-- Instructions for the task --
Below are some records; work out how many of their lines contain "chart" and give the number only.

Records contained in a dataset

------------

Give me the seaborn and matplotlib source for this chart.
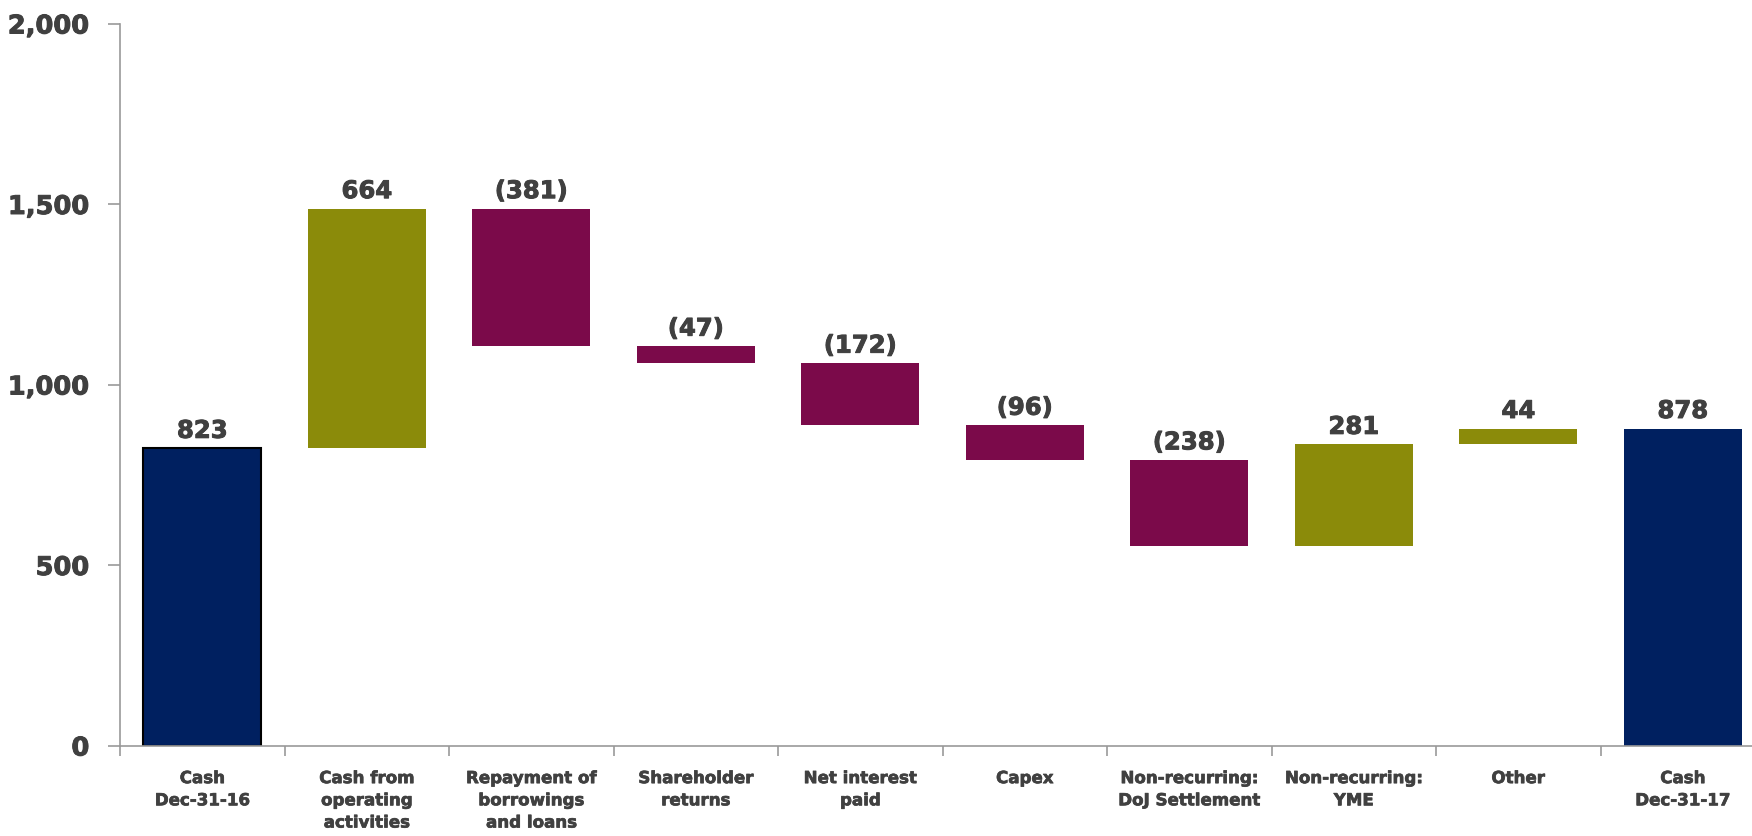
import matplotlib
matplotlib.use("Agg")
import matplotlib.pyplot as plt
import matplotlib.patheffects as pe
import seaborn as sns
import numpy as np

# Cash bridge, Dec-31-16 to Dec-31-17
categories = [
    "Cash\nDec-31-16",
    "Cash from\noperating\nactivities",
    "Repayment of\nborrowings\nand loans",
    "Shareholder\nreturns",
    "Net interest\npaid",
    "Capex",
    "Non-recurring:\nDoJ Settlement",
    "Non-recurring:\nYME",
    "Other",
    "Cash\nDec-31-17",
]
changes = [823, 664, -381, -47, -172, -96, -238, 281, 44, 878]
kinds = ["total", "flow", "flow", "flow", "flow", "flow", "flow", "flow", "flow", "total"]
value_labels = ["823", "664", "(381)", "(47)", "(172)", "(96)", "(238)", "281", "44", "878"]
y_ticks = [0, 500, 1000, 1500, 2000]

NAVY = "#002060"
OLIVE = "#8B8B0A"
MAROON = "#7B0A4A"
TEXT = "#404040"
AXIS = "#999999"

# floating bar geometry derived from the running total
bottoms, heights, tops = [], [], []
running = 0
for v, k in zip(changes, kinds):
    if k == "total":
        bottoms.append(0)
        heights.append(v)
        running = v
    else:
        new = running + v
        bottoms.append(min(running, new))
        heights.append(abs(v))
        running = new
    tops.append(bottoms[-1] + heights[-1])

colors = []
for v, k in zip(changes, kinds):
    if k == "total":
        colors.append(NAVY)
    elif v >= 0:
        colors.append(OLIVE)
    else:
        colors.append(MAROON)

sns.set_theme(style="white")
plt.rcParams["font.family"] = ["DejaVu Sans"]
plt.rcParams["font.weight"] = "bold"

heavy = [pe.withStroke(linewidth=0.7, foreground=TEXT)]

fig = plt.figure(figsize=(17.52, 8.37), dpi=100)
ax = fig.add_axes([120 / 1752, 90.5 / 837, 1645 / 1752, 722 / 837])

sns.barplot(x=categories, y=heights, bottom=bottoms, color=NAVY,
            width=0.72, linewidth=0, ax=ax)

for i, patch in enumerate(ax.patches):
    patch.set_facecolor(colors[i])
    patch.set_edgecolor("none")
ax.patches[0].set_edgecolor("black")
ax.patches[0].set_linewidth(1.5)

for i, (t, lab) in enumerate(zip(tops, value_labels)):
    ax.annotate(lab, (i, t), xytext=(0, 4), textcoords="offset points",
                ha="center", va="bottom", fontsize=17.5, fontweight="bold",
                color=TEXT, path_effects=heavy)

ax.set_xlim(-0.5, len(categories) - 0.5)
ax.set_ylim(0, 2000)
ax.set_yticks(y_ticks)
ax.set_yticklabels([f"{t:,}" for t in y_ticks])

# category labels centered, tick marks between categories
ax.set_xticks(range(len(categories)))
ax.set_xticks(np.arange(-0.5, len(categories), 1.0), minor=True)
ax.tick_params(axis="x", which="major", length=0, pad=17, labelsize=12,
               labelcolor=TEXT)
ax.tick_params(axis="x", which="minor", length=7, width=1.2, color=AXIS,
               direction="out", bottom=True)
ax.tick_params(axis="y", which="major", length=9, width=1.2, color=AXIS,
               direction="out", left=True, pad=13, labelsize=18.5,
               labelcolor=TEXT)
for lab in ax.get_xticklabels():
    lab.set_fontweight("bold")
    lab.set_linespacing(1.3)
    lab.set_path_effects([pe.withStroke(linewidth=0.5, foreground=TEXT)])
for lab in ax.get_yticklabels():
    lab.set_fontweight("bold")
    lab.set_path_effects(heavy)

for side in ["top", "right"]:
    ax.spines[side].set_visible(False)
for side in ["left", "bottom"]:
    ax.spines[side].set_color(AXIS)
    ax.spines[side].set_linewidth(1.2)

ax.set_xlabel("")
ax.set_ylabel("")

fig.savefig("out.png", dpi=100)
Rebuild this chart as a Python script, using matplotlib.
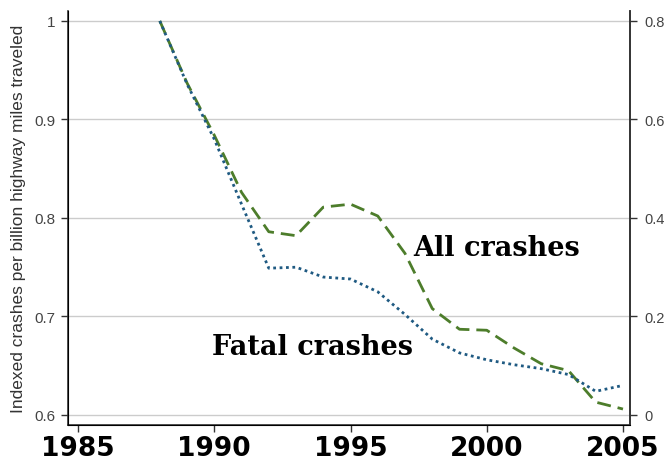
import matplotlib.pyplot as plt
import numpy as np

# valeurs
years = [1988, 1989, 1990, 1991, 1992, 1993, 1994, 1995, 1996, 1997,
         1998, 1999, 2000, 2001, 2002, 2003, 2004, 2005]
all_crashes = [1.0, 0.937, 0.884, 0.826, 0.786, 0.782, 0.811, 0.814, 0.802, 0.764,
               0.708, 0.687, 0.686, 0.668, 0.652, 0.645, 0.613, 0.606]
fatal_crashes = [1.0, 0.936, 0.880, 0.814, 0.749, 0.750, 0.740, 0.738, 0.725, 0.702,
                 0.677, 0.663, 0.656, 0.651, 0.647, 0.641, 0.624, 0.630]

left_ticks = [0.6, 0.7, 0.8, 0.9, 1.0]
left_labels = ["0.6", "0.7", "0.8", "0.9", "1"]
right_ticks = [0, 0.2, 0.4, 0.6, 0.8]
right_labels = ["0", "0.2", "0.4", "0.6", "0.8"]
x_ticks = [1985, 1990, 1995, 2000, 2005]

fig = plt.figure(figsize=(6.71, 4.64), dpi=100)
ax = fig.add_axes([0.1013, 0.0819, 0.8377, 0.8922])

ax.plot(years, all_crashes, color="#4d7d2b", linestyle=(0, (5, 2.5)), linewidth=2.0)
ax.plot(years, fatal_crashes, color="#1f5a82", linestyle=(0, (1, 1.3)), linewidth=2.0)

ax.set_xlim(1984.63, 2005.26)
ax.set_ylim(0.5898, 1.0101)

ax.set_yticks(left_ticks)
ax.set_yticklabels(left_labels, family="Liberation Sans")
ax.set_xticks(x_ticks)
ax.set_xticklabels([str(x) for x in x_ticks], fontsize=19, fontweight="semibold")
ax.tick_params(axis="y", labelsize=11, colors="#333333", labelcolor="#444444", length=5, width=1, pad=4)
ax.tick_params(axis="x", length=5, width=1, colors="#333333", labelcolor="black", pad=2)
ax.grid(axis="y", color="#cccccc", linewidth=1)
ax.set_ylabel("Indexed crashes per billion highway miles traveled", fontsize=12.5,
              family="Liberation Sans", color="#333333", labelpad=6)

for s in ["left", "bottom", "right"]:
    ax.spines[s].set_color("#333333")
    ax.spines[s].set_linewidth(1.2)
ax.spines["top"].set_visible(False)

# axe de droite
ax2 = ax.twinx()
ax2.set_ylim((0.5898 - 0.6) * 2, (1.0101 - 0.6) * 2)
ax2.set_yticks(right_ticks)
ax2.set_yticklabels(right_labels, family="Liberation Sans")
ax2.tick_params(axis="y", labelsize=10.5, colors="#333333", labelcolor="#444444", length=5, width=1, pad=5)
ax2.spines["top"].set_visible(False)
ax2.spines["right"].set_color("#333333")
ax2.spines["right"].set_linewidth(1.2)

ax.text(1997.29, 0.7624, "All crashes", fontsize=19.5, fontweight="bold", family="DejaVu Serif",
        ha="left", va="baseline")
ax.text(1989.92, 0.662, "Fatal crashes", fontsize=19.5, fontweight="bold", family="DejaVu Serif",
        ha="left", va="baseline")

fig.savefig("out.png", dpi=100)
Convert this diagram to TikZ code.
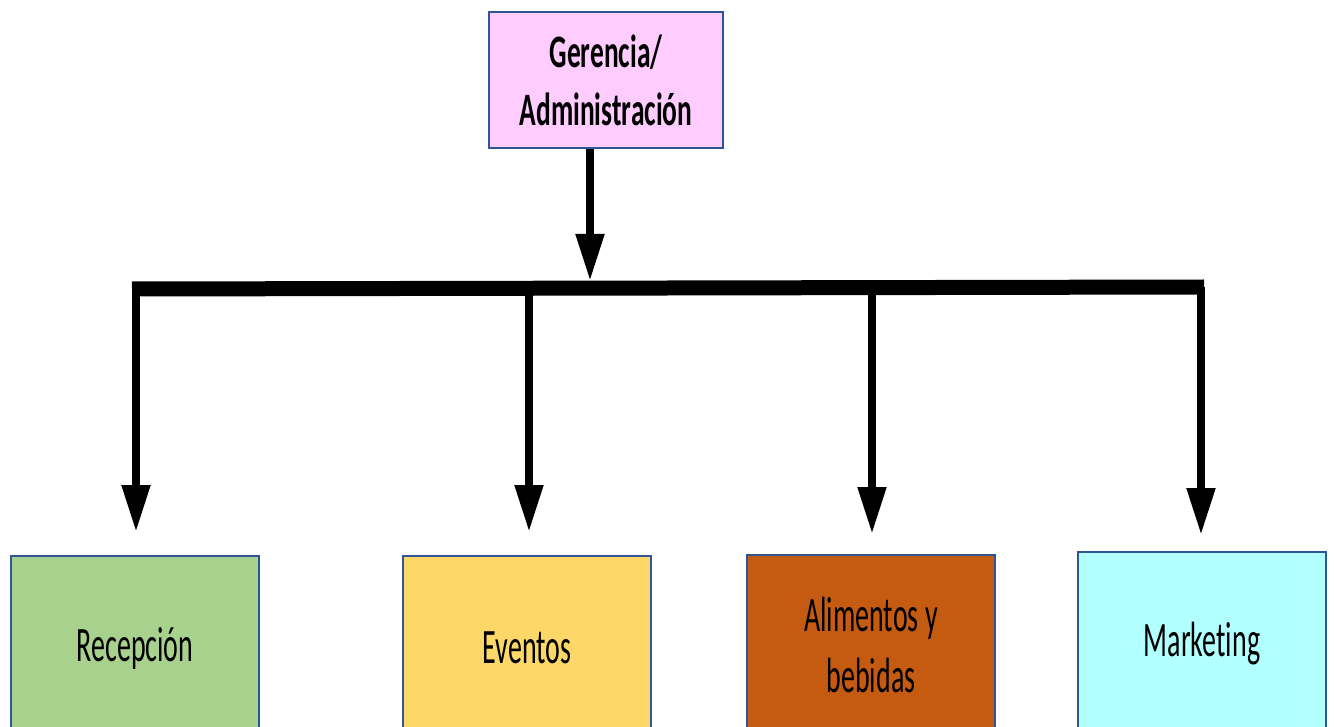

------------

-- Task answer --
2